Dutton refused to detail the cost of the seven government-owned nuclear plants he has proposed to build if the Coalition forms government, as Labor and the teals criticised Dutton’s energy manifesto.
McDonald said a Coalition government would use its role in the approval of offshore developments to make sure a proportion of gas was kept for the domestic market.
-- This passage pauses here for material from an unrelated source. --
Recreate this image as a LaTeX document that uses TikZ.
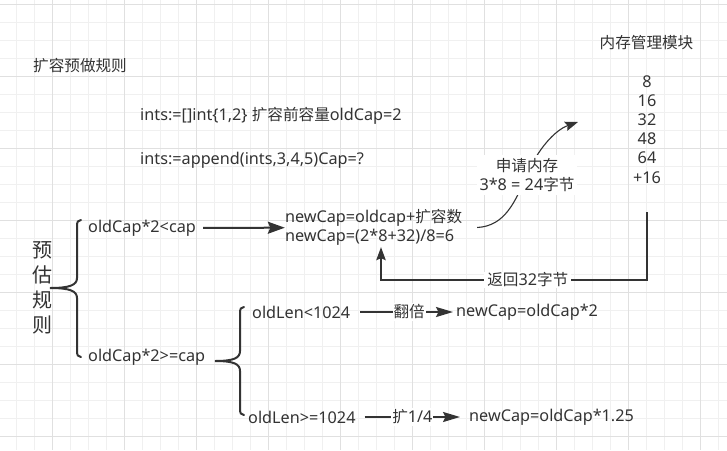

About 75 per cent of Australia’s gas is exported.
In one of the most significant energy pronouncements since the opposition revealed its nuclear plans in June, McDonald said the approach would be an effective “quid-pro-quo” whereby the Coalition would try to dramatically boost gas supply in exchange for commitments to keep more onshore.
For onshore projects controlled by the states, it would use incentives and other tools to pressure companies to keep gas in the market in the hope of lowering prices and using gas as a transition fuel to fill the energy gap as nuclear plants were built over the next two decades.
However, the opposition will stop short of a retrospective, legislated gas reserve, which could scare investors and anger overseas buyers such as Japan, while alienating the fossil fuel firms who are currently attacking Labor’s mining agenda.
“With buckling knees, Labor and the Greens swoon at the mention of gas in our energy mix,” McDonald said in speech last week.
“If Labor retains government, we know it will likely be a minority government … and we know the Greens political party has called for a ban on [gas approvals].”
Dutton said it was “nonsense” that renewables and nuclear could not work hand in hand, as he pushed back against criticism of nuclear’s cost, acknowledging it would have a “significant upfront” price that must be considered in terms of what he said was a plant’s 80-year lifespan.
“For all the Albanese government’s sweet-talking about gas, it’s stalling projects across the country,” he said.
Prime Minister Anthony Albanese said Dutton’s keynote speech was a waste of time.
“Months after he said he would come clean with how much it would cost, with all of the detail, we have none of it,” Albanese said.
“I assume that they locked it in the diary in advance and said, we’re going to give a speech … and we’ll put out our costings and we’ll do all that and they’ve had a look and gone, ‘Whoops, it doesn’t really add up’.”
Energy specialist Tony Wood warned companies such as Woodside and Beach Energy had been exploring for gas and found little.
“If there was a lot of gas, these companies would be taking it seriously,” Wood, of the Grattan Institute, said, acknowledging it would be an important fuel as the nation weaned itself off coal.
Wood said the Morrison-era “gas-led recovery” did not spur much investment and added that there were not many existing constraints for stopping exploration.
Former competition chief Rod Sims argued Dutton had made a series of claims about the economics of nuclear that were “not grounded in the latest economic facts”, noting wind and solar were becoming much cheaper.
Sims said the $1 trillion dollar-plus figure cited by Dutton on the cost of Labor’s renewables plan would not be entirely avoided in Dutton’s plans because even under the Coalition policy, renewables would play a large role in the energy mix.
“Gas is a very expensive form of electricity generation, and any expansion of it beyond peaking, as Mr Dutton advocates for, is clearly going to push up prices”, Sims said.